Security Basics mailing list archives

Re: Hack PGP


From: Dan Margolis <dmargoli+secbasics () af0 net>
Date: Thu, 20 Jan 2005 00:39:26 -0500

On Tue, Jan 18, 2005 at 09:55:40PM +0000, Nazareno Vicente Feito wrote:
would not trust berkeley center, cause the same thing they're doing with 
seti@home they can do with pgp keys, but anyway, paranoia aside, the thing 
with pgp keys it's that there's a rumour (I've heard this back in 2000/2001) 
that the M.I.T guys did have a reverse algorithm tool, quite difficult since 
the keys are randomly generated by events on the host computer, but that 
rumour spreaded and some people stoped trusting pgp and started thinking on 
gpg, which is pretty similar but not the same, besides the algorithm 
restrictions that imposes on non American Computers about the amount of bit 
encryptions, Europe it's quite different about this regulations.

As far as I know, the same algorithms used in GPG are available in PGP
(DSA, RSA, and el Gamal).

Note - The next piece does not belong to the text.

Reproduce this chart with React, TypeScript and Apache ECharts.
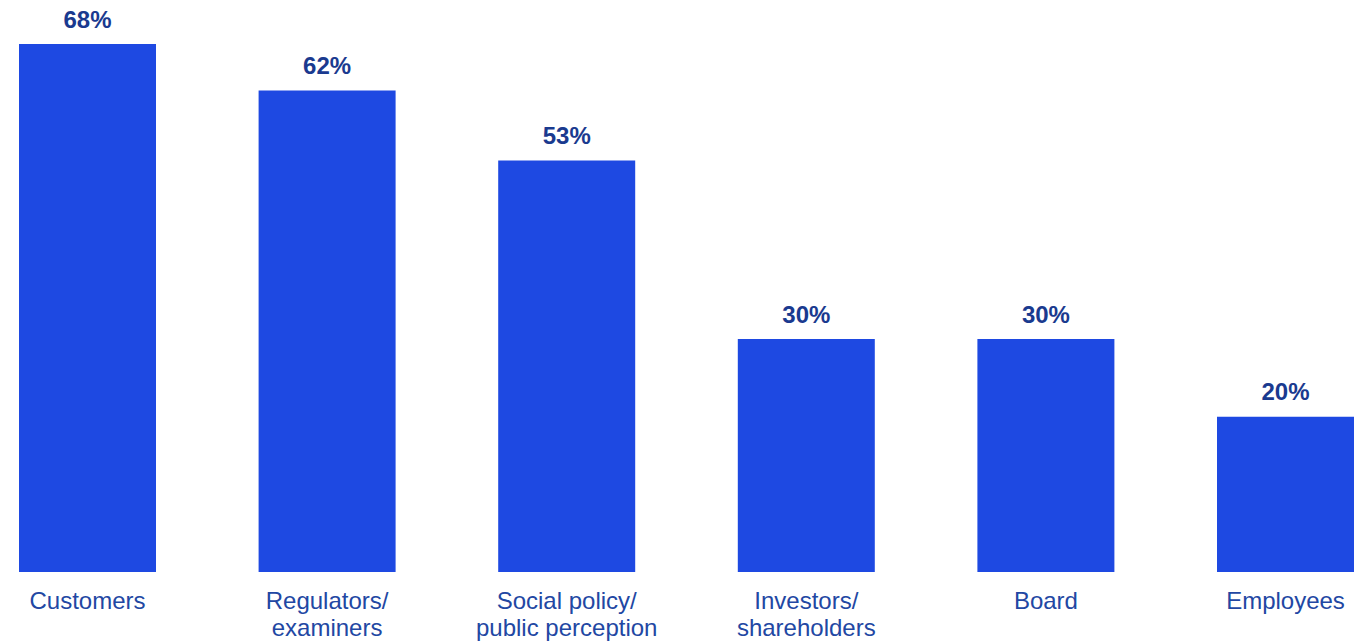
import React, { useEffect, useRef } from "react";
import * as echarts from "echarts";

const categories = [
  "Customers",
  "Regulators/\nexaminers",
  "Social policy/\npublic perception",
  "Investors/\nshareholders",
  "Board",
  "Employees",
];
const values = [68, 62, 53, 30, 30, 20];

export default function App() {
  const ref = useRef<HTMLDivElement>(null);
  useEffect(() => {
    if (!ref.current) return;
    const chart = echarts.init(ref.current, null, { renderer: "svg" });
    chart.setOption({
      animation: false,
      grid: { left: 87.5, right: 69.5, top: 44, bottom: 69, containLabel: false },
      xAxis: {
        type: "category",
        data: categories,
        boundaryGap: false,
        axisLine: { show: false },
        axisTick: { show: false },
        axisLabel: {
          interval: 0,
          margin: 15,
          color: "#2247A3",
          fontSize: 24,
          lineHeight: 27,
          fontFamily: "Liberation Sans, Arial, sans-serif",
        },
      },
      yAxis: {
        type: "value",
        min: 0,
        max: 68,
        show: false,
        splitLine: { show: false },
      },
      series: [
        {
          type: "bar",
          data: values,
          barWidth: 137,
          clip: false,
          itemStyle: { color: "#1E49E2" },
          label: {
            show: true,
            position: "top",
            distance: 13,
            formatter: "{c}%",
            color: "#1A3A8F",
            fontSize: 24,
            lineHeight: 24,
            fontWeight: "bold",
            fontFamily: "Liberation Sans, Arial, sans-serif",
          },
        },
      ],
    });
    return () => chart.dispose();
  }, []);
  return (
    <div
      ref={ref}
      style={{ position: "absolute", left: 0, top: 0, width: 1355, height: 641 }}
    />
  );
}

So the question you are presenting is; is the
PGP implementation secure (do we trust PGP)? Granted, there may be some
higher level of trust in GPG, since it's open source, but I haven't
looked at it--have you?

As for there being methods of breaking RSA (or similar), I sorta doubt
it. For instance, in 1973, a British mathematician working for one of
the British Military Intelligence services developed something akin to
RSA, and the British kept it top-secret (who wouldn't want to?). But
only 5 years later, R, S, and A came up with their own system and
released it publicly. With all the potential fame, fortune, and glory to
be gained from publicly breaking RSA, I find it hard to imagin that
someone would have done so and kept it secret--and that nobody else
would also have done so. 

Finally, regarding seti@home, there is a similar project for this very
purpose, distributed.net. However, there's a really huge difference
between breaking DES and breaking a standard-length RSA key.